TEMPO.CO, New Delhi – Majelis rendah parlemen India bakal membahas pengesahan Rancangan Undang-Undang Kewarganegaraan bagi kelompok minoritas di negara-negara tetangga seperti Pakistan dan India.
Para pengritik menilai pengesahan RUU ini melanggar semangat konstitusi India sebagai negara sekuler.
RUU Kewarganegaraan ini bakal menjalani proses lanjutan untuk disahkan atau ditolak di Majelis Tinggi. Salah satu poin dari RUU itu adalah mengamandemen UU 1955 untuk memberikan kewarganegaraan bagi orang Hindu, Budha, Jainisme, Kristen, Sikh, dan Parsi.
Kelompok minoritas ini kerap menghadapi persekusi di Pakistan, Bangladesh, dan Afganistan.
“Shashi Tharoor dari Partai Kongres menolak RUU ini dan menyebutnya inkonstitusional secara fundamental,” begitu dilansir Aljazeera pada Senin, 9 Desember 2019.
Sejumlah aktivis dan partai oposisi mengatakan RUU ini bersifat diskriminatif. Sebagian lainnya menyebut RUU itu merupakan upaya untuk meminggirkan sekitar 200 juta Muslim di India.
RUU itu mendapat pengesahan yang mudah di Majelis Rendah atau Lok Sabha karena Partai Bharatiya Janata menguasai mayoritas kursi. Namun, RUU ini bakal mendapat dukungan lebih sedikit di Majelis Tinggi atau Rajya Sabha. RUU baru bisa menjadi undang-undang jika mendapat dukungan dari kedua majelis.
Media India Today melansir Menteri Dalam Negeri, Amit Shah, mengajukan RUU Kewarganegaraan ke Lok Sabha pada Senin meskipun terdapat banyak penentangan di berbagai daerah di India.
“Amit Shah berargumen RUU ini tidak menentang Muslim atau minoritas dan tidak menyebutnya dalam satu barispun,” begitu dilansir India Today.

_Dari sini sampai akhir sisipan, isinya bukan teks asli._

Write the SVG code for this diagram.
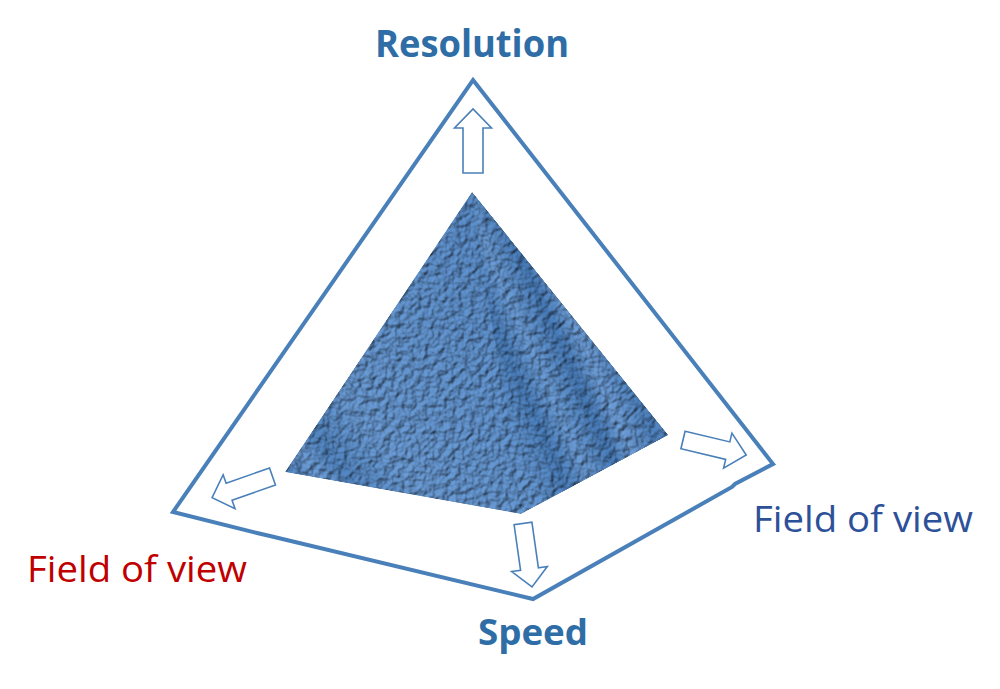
<svg xmlns="http://www.w3.org/2000/svg" width="1000" height="689" viewBox="0 0 1000 689">
<style>
.frame{fill:none;stroke:#4a80b9;stroke-width:4;stroke-linejoin:miter}
.arrow{fill:#fff;stroke:#4a80b9;stroke-width:1.6}
.lbl{font-family:"Open Sans","Liberation Sans",sans-serif}
</style>
<defs>
<filter id="tex" x="0" y="0" width="1" height="1" color-interpolation-filters="sRGB">
<feTurbulence type="fractalNoise" baseFrequency="0.15" numOctaves="2" seed="7" result="n"/>
<feDiffuseLighting in="n" surfaceScale="2.4" diffuseConstant="1" lighting-color="#ffffff" result="l">
<feDistantLight azimuth="225" elevation="60"/>
</feDiffuseLighting>
<feComposite in="l" in2="SourceGraphic" operator="arithmetic" k1="0.95" k2="0.1" k3="0.08" k4="0" result="m"/>
<feComposite in="m" in2="SourceAlpha" operator="in"/>
</filter>
<linearGradient id="gFront" gradientUnits="userSpaceOnUse" x1="290" y1="470" x2="520" y2="300">
<stop offset="0" stop-color="#3a6da8"/>
<stop offset="0.07" stop-color="#5281ba"/>
<stop offset="0.14" stop-color="#386ba6"/>
<stop offset="0.3" stop-color="#4f7fb8"/>
<stop offset="0.6" stop-color="#4a7bb5"/>
<stop offset="1" stop-color="#4274b0"/>
</linearGradient>
<linearGradient id="gRight" gradientUnits="userSpaceOnUse" x1="480" y1="380" x2="660" y2="300">
<stop offset="0" stop-color="#4274b0" stop-opacity="0"/>
<stop offset="0.18" stop-color="#2f629e"/>
<stop offset="0.3" stop-color="#5080b9"/>
<stop offset="0.45" stop-color="#2d609c"/>
<stop offset="0.55" stop-color="#5382bb"/>
<stop offset="0.7" stop-color="#3366a2"/>
<stop offset="0.85" stop-color="#5584bd"/>
<stop offset="1" stop-color="#4576b2"/>
</linearGradient>
</defs>

<g id="frame">
<path class="frame" d="M473,80 L773,464 L735,484 L732,487 L533,599 L270,536 L257,533 L173,512 Z"/>
</g>

<g id="pyramid" filter="url(#tex)">
<polygon points="472,192 285,472 521,514 668,435" fill="url(#gFront)"/>
<polygon points="472,192 668,435 521,514" fill="url(#gRight)"/>
</g>

<g id="connectors">
<path class="arrow" transform="translate(473,173) rotate(-90)" d="M0,-10 L45,-10 L45,-18.5 L64,0 L45,18.5 L45,10 L0,10 Z"/>
<path class="arrow" transform="translate(272.5,476.5) rotate(160.7)" d="M0,-9 L46,-9 L46,-18 L64,0 L46,18 L46,9 L0,9 Z"/>
<path class="arrow" transform="translate(683,440) rotate(13.4)" d="M0,-9 L46,-9 L46,-18 L65,0 L46,18 L46,9 L0,9 Z"/>
<path class="arrow" transform="translate(523,523.5) rotate(81.9)" d="M0,-9 L46,-9 L46,-18 L64,0 L46,18 L46,9 L0,9 Z"/>
</g>

<g id="label-resolution">
<text class="lbl" x="375" y="57" font-size="38" font-weight="700" fill="#2e6da6" textLength="194" lengthAdjust="spacingAndGlyphs">Resolution</text>
</g>
<g id="label-speed">
<text class="lbl" x="478" y="645" font-size="36" font-weight="700" fill="#2e6da6" textLength="110" lengthAdjust="spacingAndGlyphs">Speed</text>
</g>
<g id="label-fov-right">
<text class="lbl" x="753" y="532" font-size="36" font-weight="500" fill="#2d5199" textLength="220" lengthAdjust="spacingAndGlyphs">Field of view</text>
</g>
<g id="label-fov-left">
<text class="lbl" x="27" y="582" font-size="36" font-weight="500" fill="#c00000" textLength="220" lengthAdjust="spacingAndGlyphs">Field of view</text>
</g>
</svg>
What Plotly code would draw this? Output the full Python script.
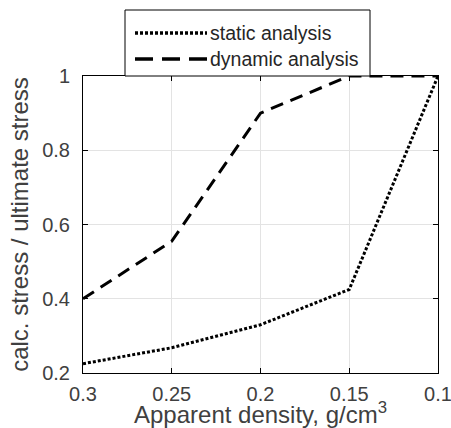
import plotly.graph_objects as go

# Apparent density (g/cm^3) and normalised stress for each analysis type
density = [0.3, 0.25, 0.2, 0.15, 0.1]
static_ratio = [0.225, 0.268, 0.33, 0.425, 1.0]
dynamic_ratio = [0.4, 0.555, 0.9, 1.0, 1.0]
series_names = ["static analysis", "dynamic analysis"]

DOT = "3px,2px"
DASH = "13px,8px"
LEGEND_DASH = "18px,9px"
FONT = "Liberation Sans, Arial, sans-serif"
TICK_COLOR = "#404040"

fig = go.Figure()
fig.add_trace(go.Scatter(x=density, y=static_ratio, mode="lines", name=series_names[0],
                         line=dict(color="black", width=3, dash=DOT), showlegend=False))
fig.add_trace(go.Scatter(x=density, y=dynamic_ratio, mode="lines", name=series_names[1],
                         line=dict(color="black", width=3, dash=DASH), showlegend=False))

axis_common = dict(showline=True, linecolor="black", linewidth=1, mirror="ticks",
                   ticks="inside", ticklen=5, tickcolor="black", automargin=False,
                   ticklabeloverflow="allow",
                   showgrid=True, gridcolor="#e3e3e3", gridwidth=1, zeroline=False,
                   tickfont=dict(family=FONT, size=20, color=TICK_COLOR))

fig.update_xaxes(range=[0.3, 0.1], dtick=0.05, tick0=0.1, ticklabelstandoff=3,
                 title=dict(text="Apparent density, g/cm<sup>3</sup>",
                            font=dict(family=FONT, size=24, color=TICK_COLOR), standoff=0),
                 **axis_common)
fig.update_yaxes(range=[0.2, 1.0], dtick=0.2, tick0=0.2, ticklabelstandoff=8,
                 title=dict(text="calc. stress / ultimate stress",
                            font=dict(family=FONT, size=24, color=TICK_COLOR), standoff=6),
                 **axis_common)

# Custom legend box with long line samples, placed above the plot area
L, R, T, B = 83, 438, 76, 373
W, H = R - L, B - T
def px(x):
    return (x - L) / W
def py(y):
    return (B - y) / H

fig.add_shape(type="rect", xref="paper", yref="paper",
              x0=px(125), x1=px(370), y0=py(76), y1=py(10),
              line=dict(color="black", width=1), fillcolor="white", layer="above")
for i, (name, dash) in enumerate(zip(series_names, [DOT, LEGEND_DASH])):
    yc = 33 + 26 * i
    fig.add_shape(type="line", xref="paper", yref="paper",
                  x0=px(135), x1=px(207), y0=py(yc), y1=py(yc),
                  line=dict(color="black", width=3.5, dash=dash), layer="above")
    fig.add_annotation(xref="paper", yref="paper", x=px(208), y=py(yc),
                       text=name, showarrow=False, xanchor="left", yanchor="middle",
                       font=dict(family=FONT, size=19.5, color="#262626"))

fig.update_layout(width=451, height=428, margin=dict(l=L, r=451 - R, t=T, b=428 - B),
                  plot_bgcolor="white", paper_bgcolor="white", showlegend=False)

fig.write_html("out.html")
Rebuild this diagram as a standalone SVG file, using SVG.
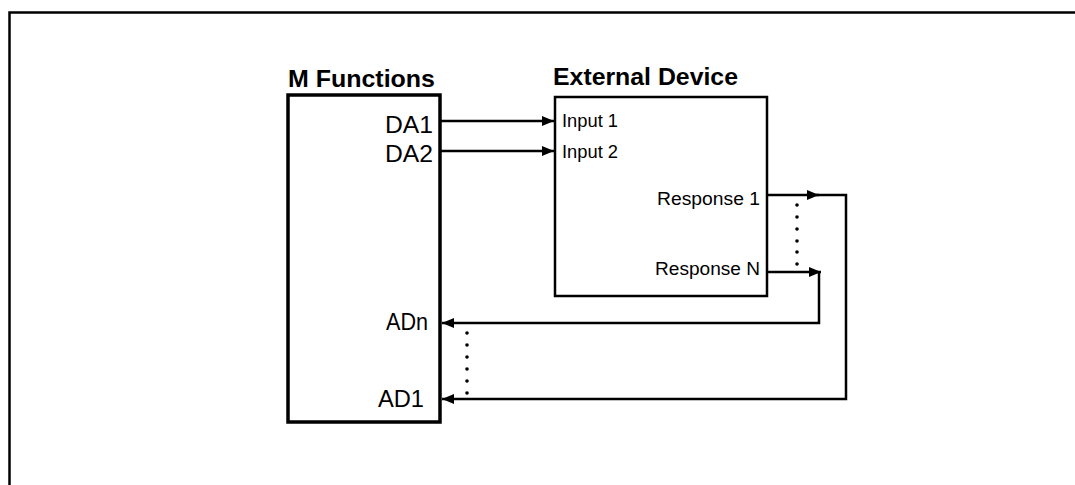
<svg xmlns="http://www.w3.org/2000/svg" width="1075" height="485" viewBox="0 0 1075 485">
<style>
.box{fill:#fff;stroke:#000}
.t{font-family:"Liberation Sans",Arial,sans-serif;fill:#000}
.title{font-size:24px;font-weight:bold}
.lbl{font-size:23px}
.sm{font-size:18px}
.c{fill:none;stroke:#000;stroke-width:2.5}
.dot{fill:#000}
</style>
<defs>
<marker id="ah" markerWidth="12" markerHeight="10" refX="12" refY="5" orient="auto" markerUnits="userSpaceOnUse">
<path d="M0,0 L12,5 L0,10 z" fill="#000"/>
</marker>
</defs>
<path d="M9.5,485 V12.5 H1075" fill="none" stroke="#000" stroke-width="2.5"/>
<g id="m-functions">
<rect class="box" x="288" y="95" width="152" height="327" stroke-width="3.5"/>
<text class="t title" x="288" y="87" textLength="147" lengthAdjust="spacingAndGlyphs">M Functions</text>
<text class="t lbl" x="433" y="133" text-anchor="end" textLength="48" lengthAdjust="spacingAndGlyphs">DA1</text>
<text class="t lbl" x="433" y="162" text-anchor="end" textLength="48" lengthAdjust="spacingAndGlyphs">DA2</text>
<text class="t lbl" x="428" y="330" text-anchor="end" textLength="42" lengthAdjust="spacingAndGlyphs">ADn</text>
<text class="t lbl" x="424" y="407" text-anchor="end" textLength="46" lengthAdjust="spacingAndGlyphs">AD1</text>
</g>
<g id="external-device">
<rect class="box" x="555" y="97" width="212" height="199" stroke-width="2.5"/>
<text class="t title" x="553" y="85" textLength="185" lengthAdjust="spacingAndGlyphs">External Device</text>
<text class="t sm" x="562" y="127" textLength="56" lengthAdjust="spacingAndGlyphs">Input 1</text>
<text class="t sm" x="562" y="158" textLength="56" lengthAdjust="spacingAndGlyphs">Input 2</text>
<text class="t sm" x="760" y="205" text-anchor="end" textLength="103" lengthAdjust="spacingAndGlyphs">Response 1</text>
<text class="t sm" x="760" y="275" text-anchor="end" textLength="105" lengthAdjust="spacingAndGlyphs">Response N</text>
</g>
<g id="connectors">
<path class="c" d="M441,121 H554" marker-end="url(#ah)"/>
<path class="c" d="M441,151 H554" marker-end="url(#ah)"/>
<path class="c" d="M768,195 H819" marker-end="url(#ah)"/>
<path class="c" d="M816,195 H846 V399 H442" marker-end="url(#ah)"/>
<path class="c" d="M768,272 H821" marker-end="url(#ah)"/>
<path class="c" d="M819,272 V323 H442" marker-end="url(#ah)"/>
<g class="dot">
<circle cx="797" cy="205" r="1.8"/><circle cx="797" cy="217" r="1.8"/><circle cx="797" cy="229" r="1.8"/><circle cx="797" cy="241" r="1.8"/><circle cx="797" cy="252" r="1.8"/><circle cx="797" cy="264" r="1.8"/>
<circle cx="467" cy="333" r="1.8"/><circle cx="467" cy="345" r="1.8"/><circle cx="467" cy="357" r="1.8"/><circle cx="467" cy="369" r="1.8"/><circle cx="467" cy="381" r="1.8"/><circle cx="467" cy="393" r="1.8"/>
</g>
</g>
</svg>
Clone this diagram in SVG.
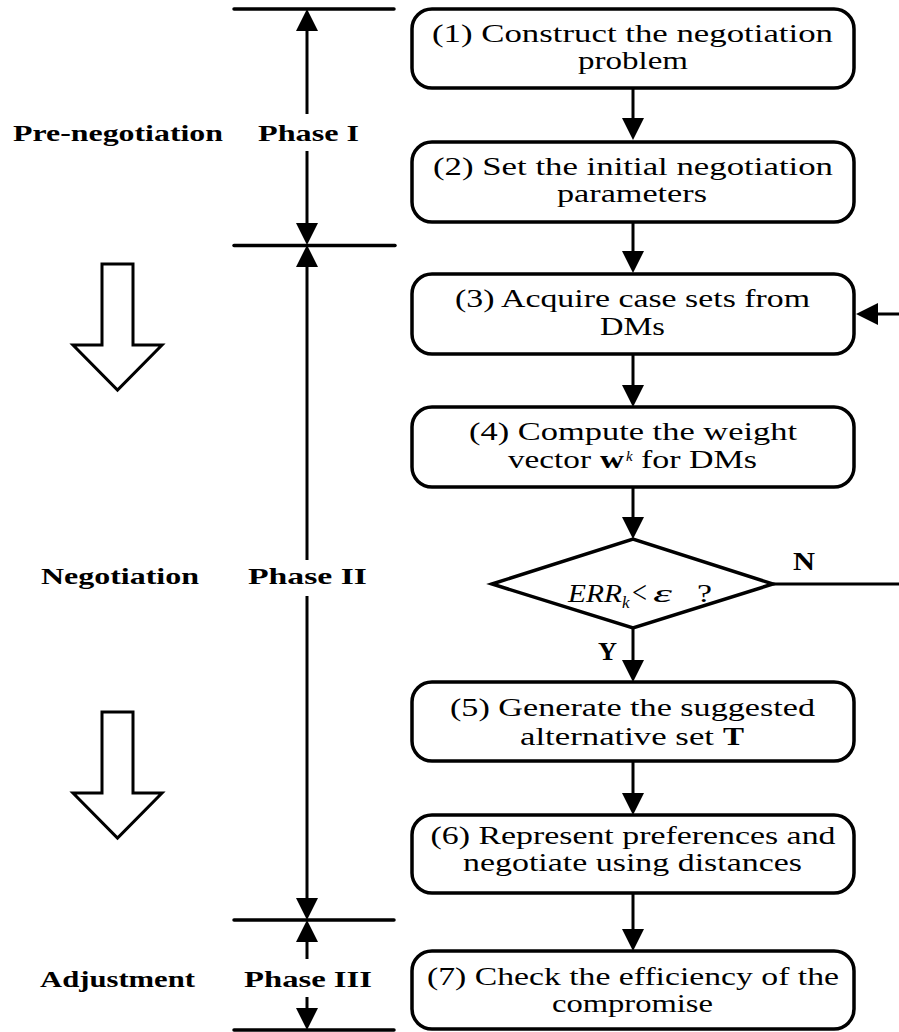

Dia juga meminta anggota parlemen dari kelompok oposisi untuk mau mendengarkannya saat menjelaskan RUU ini dan tidak melakukan aksi walk out atau protes keluar dari ruang sidang parlemen.
Amit Shah mengatakan RUU ini dibuat untuk memberikan status kewarganegaraan bagi para pengungsi asal Pakistan, Bangladesh, Afganistan, yang menghadapi persekusi di negara asalnya.